現在、2022年秋募集の受付中ということもあるので、あらためて自分がどう考えていたのか、思い返してみた。

青年海外協力隊に応募する前は、重電機器メーカーの東南アジア担当の営業職をしていた。入社3年目になるあたりで、もちろんわからないことも、たくさんあったのだが、一通りの仕事を覚えたうえで、上司の姿を見ていると、将来的に「どのような働き方になるのか」「どのようなスキルを強みとしてキャリアを築くのか」というところが見えてくるようになってきた。
そこそこの企業だったので、それなりに給料がもらえ、おそらく業界的にも比較的に安定。悪い環境かと言えば、そんなに悪くはない。

一方で、その将来像は、自分にとって理想的なのか、と考えはじめたが、正直なところ、その将来像が、自分の理想にはなかった。
とはいえ、何がやりたいのかはっきりしていない中でも、理想を求めて転職活動を始めたが、いまいち理想の業界や業種に出逢えなかった。
今考えるとほんとに失礼なのだが「一次面接⇒ 検討⇒ 断る」といったことを繰り返していた。

そんな時、以前「点と点がつながる」という記事に書いたように、2016年のゴールデンウイークに、タイとラオスに旅行にいき、青年海外協力隊の方々と出会い「青年海外協力隊」というボランティアを思い出した。
ただ、当時は「キャリアの中断」というイメージもあり、帰国してすぐには、あまり現実的な選択肢として考えてはいなかった。

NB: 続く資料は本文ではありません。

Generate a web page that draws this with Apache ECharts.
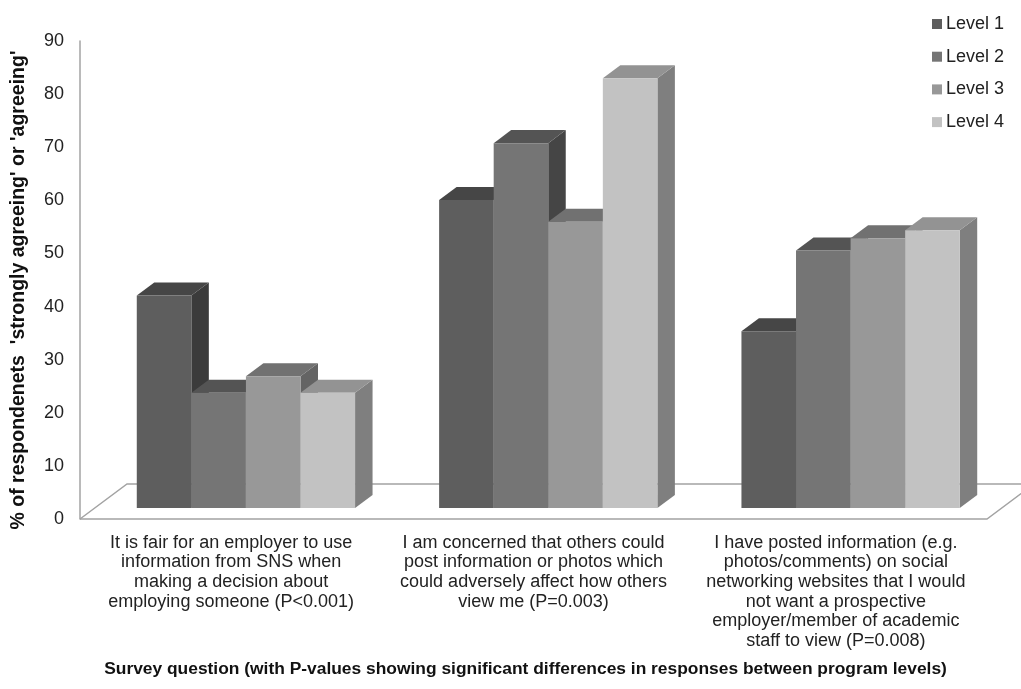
<!DOCTYPE html>
<html>
<head>
<meta charset="utf-8">
<script src="https://cdn.jsdelivr.net/npm/echarts@6/dist/echarts.min.js"></script>
<style>
  html, body { margin: 0; padding: 0; background: #ffffff; }
  #chart { width: 1021px; height: 689px; }
</style>
</head>
<body>
<div id="chart"></div>
<script>
// Survey questions (category axis labels)
const categories = [
  "It is fair for an employer to use\ninformation from SNS when\nmaking a decision about\nemploying someone (P<0.001)",
  "I am concerned that others could\npost information or photos which\ncould adversely affect how others\nview me (P=0.003)",
  "I have posted information (e.g.\nphotos/comments) on social\nnetworking websites that I would\nnot want a prospective\nemployer/member of academic\nstaff to view (P=0.008)"
];

// % of respondents strongly agreeing or agreeing, by program level
const level1 = [40, 58, 33.3];
const level2 = [21.7, 68.7, 48.5];
const level3 = [24.8, 53.9, 50.8];
const level4 = [21.7, 80.9, 52.3];

const levelNames = ["Level 1", "Level 2", "Level 3", "Level 4"];
const yTicks = { min: 0, max: 90, interval: 10 };

// Shading for the three visible faces of each column
const faceColors = [
  { front: "#5e5e5e", top: "#464646", side: "#3b3b3b" },
  { front: "#757575", top: "#545454", side: "#454545" },
  { front: "#989898", top: "#717171", side: "#646464" },
  { front: "#c2c2c2", top: "#939393", side: "#7f7f7f" }
];

// Oblique projection of the floor depth, and where the columns sit within it
const FLOOR_DX = 47, FLOOR_DY = -35;
const FRONT_T = 0.314, BACK_T = 0.686;
const BAR_FRAC = 0.1805;
const FONT = "'Liberation Sans', Arial, sans-serif";

function columnRenderer(level) {
  const c = faceColors[level];
  return function (params, api) {
    const cat = api.value(0);
    const base = api.coord([cat, 0]);
    const top = api.coord([cat, api.value(1)]);
    const band = api.size([1, 0])[0];
    const bw = band * BAR_FRAC;
    const fx = FLOOR_DX * FRONT_T, fy = FLOOR_DY * FRONT_T;
    const dx = FLOOR_DX * (BACK_T - FRONT_T), dy = FLOOR_DY * (BACK_T - FRONT_T);
    const x0 = base[0] - 2 * bw + level * bw + fx;
    const x1 = x0 + bw;
    const yb = base[1] + fy;
    const yt = top[1] + fy;
    return {
      type: "group",
      children: [
        { type: "polygon", shape: { points: [[x1, yb], [x1 + dx, yb + dy], [x1 + dx, yt + dy], [x1, yt]] },
          style: { fill: c.side } },
        { type: "polygon", shape: { points: [[x0, yt], [x1, yt], [x1 + dx, yt + dy], [x0 + dx, yt + dy]] },
          style: { fill: c.top } },
        { type: "rect", shape: { x: x0, y: yt, width: bw, height: yb - yt },
          style: { fill: c.front } }
      ]
    };
  };
}

// Floor outline drawn from the plotting rectangle
function floorRenderer(params) {
  const r = params.coordSys;
  const fl = [r.x, r.y + r.height];
  const fr = [r.x + r.width, r.y + r.height];
  const bl = [fl[0] + FLOOR_DX, fl[1] + FLOOR_DY];
  const br = [fr[0] + FLOOR_DX, fr[1] + FLOOR_DY];
  const st = { stroke: "#a3a3a3", lineWidth: 1.5, fill: null };
  return {
    type: "group",
    children: [
      { type: "polyline", shape: { points: [fl, bl, br] }, style: st },
      { type: "polyline", shape: { points: [fl, fr, br] }, style: st }
    ]
  };
}

const seriesData = [level1, level2, level3, level4];

const series = [{
  type: "custom",
  name: "floor",
  renderItem: floorRenderer,
  data: [[0, 0]],
  encode: { x: 0, y: 1 },
  clip: false,
  silent: true,
  z: 1
}].concat(seriesData.map((vals, i) => ({
  type: "custom",
  name: levelNames[i],
  renderItem: columnRenderer(i),
  data: vals.map((v, k) => [k, v]),
  encode: { x: 0, y: 1 },
  itemStyle: { color: faceColors[i].front },
  clip: false,
  z: 2
})));

const chart = echarts.init(document.getElementById("chart"), null, { renderer: "canvas" });
chart.setOption({
  animation: false,
  backgroundColor: "#ffffff",
  textStyle: { fontFamily: FONT },
  grid: { left: 80, right: 34, top: 41, bottom: 170, containLabel: false, outerBoundsMode: "none" },
  legend: {
    data: levelNames,
    orient: "vertical",
    left: 932,
    top: 15,
    padding: 0,
    itemWidth: 10,
    itemHeight: 10,
    itemGap: 14.7,
    icon: "rect",
    textStyle: { fontSize: 18, color: "#222222", fontFamily: FONT, padding: [0, 0, 0, -1] }
  },
  xAxis: {
    type: "category",
    data: categories,
    boundaryGap: true,
    axisLine: { show: false },
    axisTick: { show: false },
    axisLabel: {
      interval: 0,
      margin: 14,
      fontSize: 18,
      lineHeight: 19.6,
      color: "#222222",
      fontFamily: FONT,
      align: "center"
    },
    name: "Survey question (with P-values showing significant differences in responses between program levels)",
    nameLocation: "middle",
    nameGap: 142,
    nameTextStyle: { fontSize: 17.4, fontWeight: "bold", color: "#111111", fontFamily: FONT, padding: [0, 16, 0, 0] }
  },
  yAxis: {
    type: "value",
    min: yTicks.min,
    max: yTicks.max,
    interval: yTicks.interval,
    axisLine: { show: true, lineStyle: { color: "#a3a3a3", width: 1.5 } },
    axisTick: { show: false },
    splitLine: { show: false },
    axisLabel: { fontSize: 18, color: "#222222", margin: 16, fontFamily: FONT },
    name: "% of respondenets  'strongly agreeing' or 'agreeing'",
    nameLocation: "middle",
    nameGap: 51,
    nameTextStyle: { fontSize: 19.5, fontWeight: "bold", color: "#111111", fontFamily: FONT, padding: [0, 20, 0, 0] }
  },
  tooltip: { show: false },
  series: series
});
</script>
</body>
</html>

帰国してからも、転職活動は続けていたが、先ほどのように、なかなか転職活動で、理想の業界や業種に会うことができず、転職活動を一時休止した。

それと同時に、自分が何に喜びを感じるのかという価値観と、今の現状やこれまでの経験を照らし合わせて考えるようになった。

元々、海外を舞台に影響力のあることをしたいと漠然と考え、いま考えると安易だが、海外 x インフラということで、重電機器メーカーの東南アジア営業というところに心惹かれて入社した。

東南アジアの特にインドネシアのお客さん対応が多かったが、主に現地会社の華僑の裕福な層と商談をすることが多く、お客さんに入札待ちのプチ監禁をされたり、個室に呼び出され仕様を詰められたりされながら、誰の喜びのために働いているのか全く見えてこなかった。あくまで「企業」対「企業」の関係。そこには「個」の要素をなかなか取り入れられない。

それに対して、長期休みで海外旅行に行くと「個」と「個」の関係を築くことができた。旅行では、ありのままの現地の光景が広がり、現地の方々と等身大で交流をする。タイに旅行に行った時も、「企業」としてではなく、「個」として、現地のエンジニアリング代理店の方々に声をかけ、交流を深めた。会社の仕事では、「企業」対「企業」。しかし、私の価値観の中には「個」対「個」の関係性のなかで、お互いの喜びを生みたい、という価値観があった。そこに、現状と理想のギャップがあったのかもしれない。

そして、そんな中「青年海外協力隊」という選択肢が見えた。

現場に入り、地に足つけて、現地の個人個人と向き合って活動をし、目の前の人たちの喜びのために働く。

これが、私の価値観と青年海外協力隊の活動が重なった点である。


まだまだ、同じ会社で長く働くことによるメリットが大きい日本社会で、
自分の価値観に正直になって、挑戦をするのは難しい世の中かもしれない。

それでも、青年海外協力隊に参加したことで、ラオスの方々との出会いをきっかけに、「siimee」というブランドを立ち上げ、さらなる挑戦をすることができている。